There was a minor commotion when it turned out the winning key belonged to a toddler who someone had unexpectedly brought to the party. People tried to seem charmed. But otherwise Olly and Alexa spent most of the evening in a corner, drinking and chatting. They talked about how the night might unfold, which bar they’d go on to, and how they wanted to save themselves for the following evening which was Olly’s 27th birthday.

They didn’t save themselves. In the morning, the aftermath of the diamond party was logged on Alexa’s story: long shots of Alexa and her colleagues with their arms thrown round each other in a bar, then Alexa and Olly wearing sombreros, rosy and transported. The story ran on and on, the night passing at hyper-speed through the jump-cuts of her videos, there was a sense of something coming loose, a blessed loss of self-consciousness. They were having an unbelievably good time.

If you grow up online, you know what it is to be watched and how it feels to be heard, and how the more you are watched and heard, the more you want and need to be. Things don’t feel real until they’re shared or valid until you know what other people think about them. Your self becomes something to be recorded, posted, judged and, possibly, hopefully, monetised. You can be a brand, and maybe you should be. Deep in the guts of Instagram, there’s a sense of well-meaning frenzy – a race to prove that you feel and admire and suffer and love more than anyone else. And then there’s the unspoken quid pro quo: you like me and I’ll like you. “It’s like why have we ended up in this situation to begin with?” Alexa wondered one afternoon. “Why do we need to show off our lives? I don’t know. All these weird contradictory things.”

And yet it is only on social media that Alexa feels able to talk honestly about herself, and to feel good about her body. It was online that she’d learned about intersectional feminism, and the importance of acknowledging her privilege as a white woman of means. She knows how lucky she is to be supported by her parents, to do a job she enjoys, to pursue a life she wanted. She is proud that it feels possible for her peers to talk about subjects like mental health and sexual assault that their parents had often concealed or denied. Every woman she knows had experienced some kind of sexual assault; thanks to #MeToo they can now talk frankly about it. Her generation are sick of the silence society had maintained around everything; now they are breaking the silence, noisily, freely, on multiple platforms.

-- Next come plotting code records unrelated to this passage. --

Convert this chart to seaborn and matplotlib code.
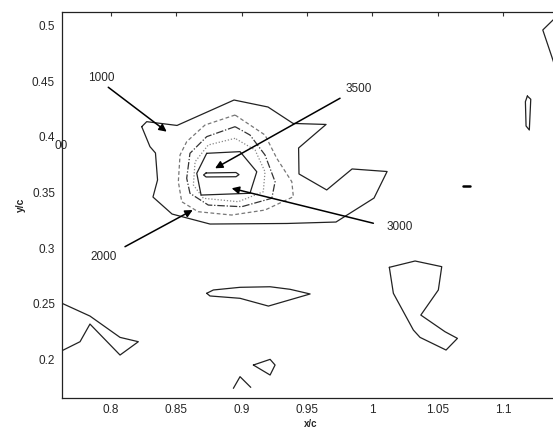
import numpy as np
import pandas as pd
import matplotlib
matplotlib.use("Agg")
import matplotlib.pyplot as plt
import seaborn as sns

# contour polylines (x/c, y/c)
c1000_x = [0.8235, 0.8298, 0.8340, 0.8356, 0.8321, 0.8467, 0.8757, 0.9347, 0.9721, 1.0012,
           1.0112, 0.9844, 0.9650, 0.9438, 0.9435, 0.9645, 0.9393, 0.9201, 0.8941, 0.8505,
           0.8273, 0.8235]
c1000_y = [0.4093, 0.3913, 0.3856, 0.3613, 0.3459, 0.3306, 0.3216, 0.3221, 0.3234, 0.3450,
           0.3689, 0.3712, 0.3523, 0.3667, 0.3901, 0.4113, 0.4122, 0.4270, 0.4333, 0.4104,
           0.4138, 0.4093]

c1500_x = [0.8949, 0.8719, 0.8579, 0.8528, 0.8515, 0.8541, 0.8666, 0.8923, 0.9178, 0.9395,
           0.9383, 0.9268, 0.9178, 0.8949]
c1500_y = [0.4198, 0.4108, 0.3958, 0.3838, 0.3597, 0.3417, 0.3327, 0.3297, 0.3342, 0.3462,
           0.3597, 0.3808, 0.4018, 0.4198]

c2000_x = [0.8949, 0.8732, 0.8604, 0.8579, 0.8604, 0.8744, 0.9000, 0.9230, 0.9255, 0.9178,
           0.9063, 0.8949]
c2000_y = [0.4093, 0.4003, 0.3853, 0.3628, 0.3493, 0.3387, 0.3372, 0.3448, 0.3597, 0.3838,
           0.4018, 0.4093]

c2500_x = [0.8949, 0.8744, 0.8643, 0.8630, 0.8706, 0.8974, 0.9165, 0.9178, 0.9102, 0.8949]
c2500_y = [0.3988, 0.3928, 0.3777, 0.3568, 0.3448, 0.3417, 0.3507, 0.3687, 0.3883, 0.3988]

c3000_x = [0.8732, 0.8987, 0.9115, 0.9063, 0.8689, 0.8656, 0.8732]
c3000_y = [0.3853, 0.3868, 0.3687, 0.3493, 0.3477, 0.3673, 0.3853]

c3500_x = [0.8727, 0.8956, 0.8979, 0.8956, 0.8727, 0.8708, 0.8727]
c3500_y = [0.3676, 0.3680, 0.3661, 0.3642, 0.3640, 0.3658, 0.3676]

# isolated 1000 contours
low_left_x = [0.7625, 0.7839, 0.8069, 0.8209, 0.8069, 0.7839, 0.7763, 0.7625]
low_left_y = [0.2502, 0.2387, 0.2195, 0.2156, 0.2036, 0.2315, 0.2156, 0.2075]
streak_x = [0.8732, 0.8783, 0.8987, 0.9217, 0.9370, 0.9523, 0.9204, 0.8987, 0.8757, 0.8732]
streak_y = [0.2592, 0.2622, 0.2646, 0.2651, 0.2628, 0.2586, 0.2477, 0.2547, 0.2568, 0.2592]
quad_x = [0.9089, 0.9217, 0.9255, 0.9217, 0.9089]
quad_y = [0.1946, 0.1997, 0.1946, 0.1856, 0.1946]
caret_x = [0.8936, 0.8987, 0.9069]
caret_y = [0.1736, 0.1841, 0.1745]
hook_x = [1.0129, 1.0326, 1.0530, 1.0504, 1.0370, 1.0555, 1.0650, 1.0563, 1.0364, 1.0313,
          1.0160, 1.0129]
hook_y = [0.2826, 0.2883, 0.2832, 0.2622, 0.2396, 0.2246, 0.2186, 0.2081, 0.2195, 0.2261,
          0.2592, 0.2826]
sliver_x = [1.1185, 1.1211, 1.1200, 1.1175, 1.1170, 1.1185]
sliver_y = [0.4369, 0.4340, 0.4063, 0.4099, 0.4318, 0.4369]
edge_x = [1.1397, 1.1303, 1.1372, 1.1405]
edge_y = [0.5072, 0.4964, 0.4723, 0.4604]
dash_x = [1.0695, 1.0750]
dash_y = [0.3561, 0.3561]

# labels: text, text position, arrow tail, arrow head
labels = ["1000", "3500", "3000", "2000"]
label_pos = [(0.7929, 0.4529), (0.9892, 0.4430), (1.0211, 0.3189), (0.7941, 0.2922)]
arrow_tail = [(0.7979, 0.4448), (0.9752, 0.4349), (1.0007, 0.3223), (0.8107, 0.3012)]
arrow_head = [(0.8426, 0.4048), (0.8796, 0.3718), (0.8923, 0.3538), (0.8625, 0.3342)]

xticks = [0.8, 0.85, 0.9, 0.95, 1.0, 1.05, 1.1]
xtick_labels = ["0.8", "0.85", "0.9", "0.95", "1", "1.05", "1.1"]
yticks = [0.2, 0.25, 0.3, 0.35, 0.4, 0.45, 0.5]
ytick_labels = ["0.2", "0.25", "0.3", "0.35", "0.4", "0.45", "0.5"]

sns.set_style("white")
plt.rcParams['font.family'] = ['Liberation Sans', 'DejaVu Sans']

fig = plt.figure(figsize=(5.53, 4.28), dpi=100)
ax = fig.add_axes([0.1121, 0.0701, 0.916, 0.9019])


def contour(xs, ys, color="#222222", lw=0.9, ls="-"):
    sns.lineplot(x=xs, y=ys, sort=False, estimator=None, ax=ax,
                 color=color, lw=lw, linestyle=ls)


contour(c1000_x, c1000_y)
contour(c1500_x, c1500_y, color="#777777", ls=(0, (3, 2)))
contour(c2000_x, c2000_y, color="#333333", ls=(0, (6, 1.5, 1, 1.5)))
contour(c2500_x, c2500_y, color="#888888", ls=(0, (1, 1.5)))
contour(c3000_x, c3000_y)
contour(c3500_x, c3500_y)
for xs, ys in [(low_left_x, low_left_y), (streak_x, streak_y), (quad_x, quad_y),
               (caret_x, caret_y), (hook_x, hook_y), (sliver_x, sliver_y),
               (edge_x, edge_y)]:
    contour(xs, ys)
contour(dash_x, dash_y, lw=1.8, color="black")

for txt, pos, tail, head in zip(labels, label_pos, arrow_tail, arrow_head):
    ax.text(pos[0], pos[1], txt, ha="center", va="center", fontsize=8.5)
    ax.annotate("", xy=head, xytext=tail,
                arrowprops=dict(arrowstyle="-|>", color="black", lw=1.1,
                                mutation_scale=11, shrinkA=0, shrinkB=0))

# stray remnant of a clipped label at the left edge
ax.text(0.7618, 0.3915, "00", ha="center", va="center", fontsize=8.5,
        clip_on=False)

ax.set_xlim(0.7625, 1.15)
ax.set_ylim(0.1649, 0.5126)
ax.set_xticks(xticks)
ax.set_xticklabels(xtick_labels)
ax.set_yticks(yticks)
ax.set_yticklabels(ytick_labels)
ax.tick_params(direction="in", length=3, width=0.8, labelsize=8.5,
               top=True, right=False, color="#333333", pad=5)
ax.tick_params(axis="x", pad=4)
ax.set_xlabel("x/c", fontsize=7, fontweight="bold")
ax.xaxis.set_label_coords(0.4916, -0.054)
ax.set_ylabel("y/c", fontsize=7.5, fontweight="bold", labelpad=4)
for side in ["left", "bottom", "top"]:
    ax.spines[side].set_color("#222222")
    ax.spines[side].set_linewidth(0.9)
ax.spines["right"].set_visible(False)

fig.savefig("out.png", dpi=100)
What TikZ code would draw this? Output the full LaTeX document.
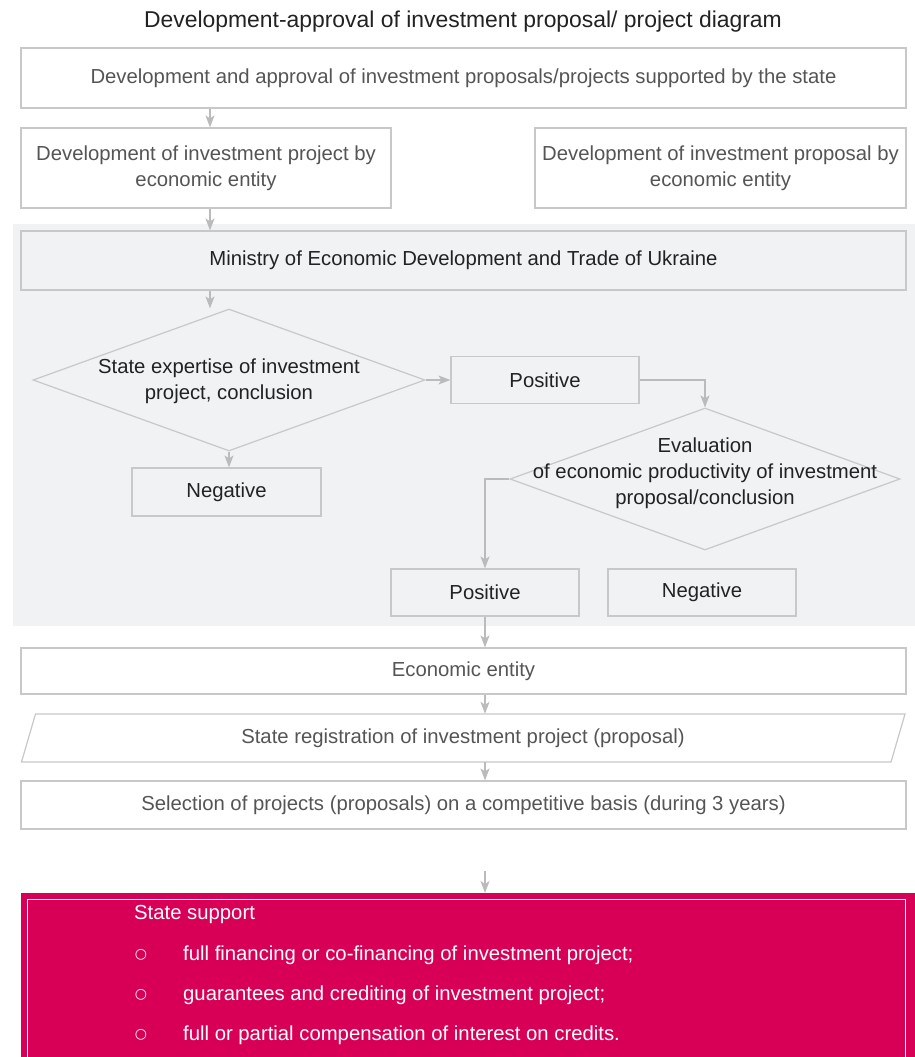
\documentclass[tikz,border=0pt]{standalone}
\usepackage{fontspec}
\setmainfont{Liberation Sans}
\newfontfamily\dejavu{DejaVu Sans}
\usetikzlibrary{shapes.geometric,arrows.meta}
\definecolor{bordergray}{HTML}{C8C8C8}
\definecolor{arrowgray}{HTML}{BBBBBB}
\definecolor{panelgray}{HTML}{F1F2F4}
\definecolor{txtgray}{HTML}{555555}
\definecolor{txtdark}{HTML}{222222}
\definecolor{support}{HTML}{D70056}
\begin{document}
\begin{tikzpicture}[x=1pt,y=-1pt,
  font=\fontsize{20.3}{26}\selectfont,
  box/.style={draw=bordergray, line width=1.2pt, rectangle, inner sep=0pt, align=center},
  wbox/.style={box, fill=white, text=txtgray},
  gbox/.style={box, text=txtdark},
  dshape/.style={draw=bordergray, line width=1.2pt, diamond, inner sep=0pt},
  conn/.style={draw=arrowgray, line width=1.2pt, -{Stealth[length=12pt,width=9pt,inset=3pt]}},
  wtext/.style={text=white, anchor=west, inner sep=0pt},
  bul/.style={text=white, inner sep=0pt, font=\dejavu\fontsize{14}{16}\selectfont}]
\useasboundingbox (0,0) rectangle (915,1057);
\fill[white] (0,0) rectangle (915,1057);
% title
\node[text=txtdark, font=\fontsize{22.9}{26}\selectfont] (title) at (463,22) {Development-approval of investment proposal/ project diagram};
% top boxes
\node[wbox, minimum width=885pt, minimum height=60pt] (top) at (463.5,78) {Development and approval of investment proposals/projects supported by the state};
\node[wbox, minimum width=370pt, minimum height=80pt] (projdev) at (206,168) {Development of investment project by\\economic entity};
\node[wbox, minimum width=371pt, minimum height=80pt] (propdev) at (720.5,168) {Development of investment proposal by\\economic entity};
% grey panel
\fill[panelgray] (13,224) rectangle (915,626);
\node[gbox, minimum width=885pt, minimum height=59pt] (min) at (463.5,260.5) {Ministry of Economic Development and Trade of Ukraine};
\node[dshape, minimum width=392pt, minimum height=142pt] (d1) at (229,380) {};
\node[text=txtdark, align=center] (d1t) at (229,381) {State expertise of investment\\project, conclusion};
\node[gbox, minimum width=188pt, minimum height=47pt] (pos1) at (545,380) {Positive};
\node[gbox, minimum width=189pt, minimum height=48pt] (neg1) at (226.5,492) {Negative};
\node[dshape, minimum width=390pt, minimum height=142pt] (d2) at (705,479) {};
\node[text=txtdark, align=center] (d2t) at (705,473) {Evaluation\\of economic productivity of investment\\proposal/conclusion};
\node[gbox, minimum width=188pt, minimum height=47pt] (pos2) at (485,592.5) {Positive};
\node[gbox, minimum width=188pt, minimum height=47pt] (neg2) at (702,592.5) {Negative};
% lower boxes
\node[wbox, minimum width=885pt, minimum height=46pt] (econ) at (463.5,671) {Economic entity};
\draw[draw=bordergray, line width=1.2pt, fill=white] (21.5,762) -- (35.5,714) -- (905,714) -- (891,762) -- cycle;
\node[text=txtgray, minimum width=860pt, minimum height=48pt, inner sep=0pt] (reg) at (463,738) {State registration of investment project (proposal)};
\node[wbox, minimum width=885pt, minimum height=48pt] (sel) at (463.5,805) {Selection of projects (proposals) on a competitive basis (during 3 years)};
% state support
\node[fill=support, minimum width=894pt, minimum height=190pt, anchor=north west, inner sep=0pt] (supp) at (21,893) {};
\draw[white, line width=1pt] (27,1080) -- (27,899) -- (905,899) -- (905,1080);
\node[wtext] (ss) at (134,915) {State support};
\node[bul] (b1) at (141,955) {○};
\node[bul] (b2) at (141,995) {○};
\node[bul] (b3) at (141,1035) {○};
\node[wtext] (t1) at (183,955) {full financing or co-financing of investment project;};
\node[wtext] (t2) at (183,995) {guarantees and crediting of investment project;};
\node[wtext] (t3) at (183,1035) {full or partial compensation of interest on credits.};
% connectors
\draw[conn] ([xshift=4pt]projdev.north |- top.south) -- ([xshift=4pt]projdev.north);
\draw[conn] ([xshift=4pt]projdev.south) -- ([xshift=4pt]projdev.south |- min.north);
\draw[conn] ([xshift=-19pt]d1.north |- min.south) -- ([xshift=-19pt]d1.north);
\draw[conn] (d1.east) -- (pos1.west);
\draw[conn] (pos1.east) -| (d2.north);
\draw[conn] (d1.south) -- (d1.south |- neg1.north);
\draw[conn] (d2.west) -| (pos2.north);
\draw[conn] (pos2.south) -- (pos2.south |- econ.north);
\draw[conn] (pos2.south |- econ.south) -- (pos2.south |- reg.north);
\draw[conn] (pos2.south |- reg.south) -- (pos2.south |- sel.north);
\coordinate (gap) at (485,871);
\draw[conn] (gap) -- (gap |- supp.north);
\end{tikzpicture}
\end{document}
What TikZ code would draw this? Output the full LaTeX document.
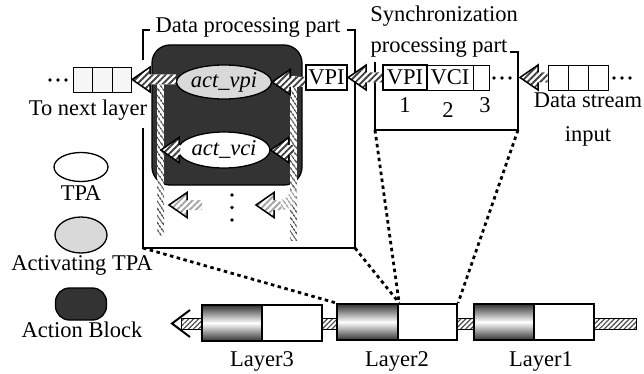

Sure, the constant sharing can make her feel anxious – other people’s lives often appear so glorious – but it also makes her feel less alone and better informed. She now knows and cares about so much beyond the limits of her own sliver of class and time and place. On balance, the insight gained from all the personal revelation online, and the sense of mutual support available in a retweet, offsets most of the internet’s ill effects. “I think without that openness I’d still be a very unhappy individual,” she said. “Not that there’s sun coming out of my asshole now.”

Dorset. The weekend filled her story: an anxious cab journey to the station (they nearly missed the train); a stately home and garden tour; Olly playing golf with his brother and father; a music festival in a field; church on Sunday morning.

Alexa found Olly’s family hilarious, and they seemed to welcome her into their ranks. It all amounted to a kind of blessing: a confirmation of how they felt about each other. At the end of it all, she tweeted: “had the most amazing weekend with the boyf and his lovely fam and I think I actually improved my abs from all the laughing despite all the wine #sherborne #englishcountryside #feelingzen #familytime #ladsladslads”

Accompanying this was a video, 15 seconds long, from Saturday night. In a field under a cloudy sky was a festival stage surrounded by people. Alexa’s phone swung round to catch Olly and his father dancing, their limbs flying up and down in lunatic, joyful synchrony. All you could hear was the roar of “Mr Brightside” filling the evening and the sound of Alexa, laughing.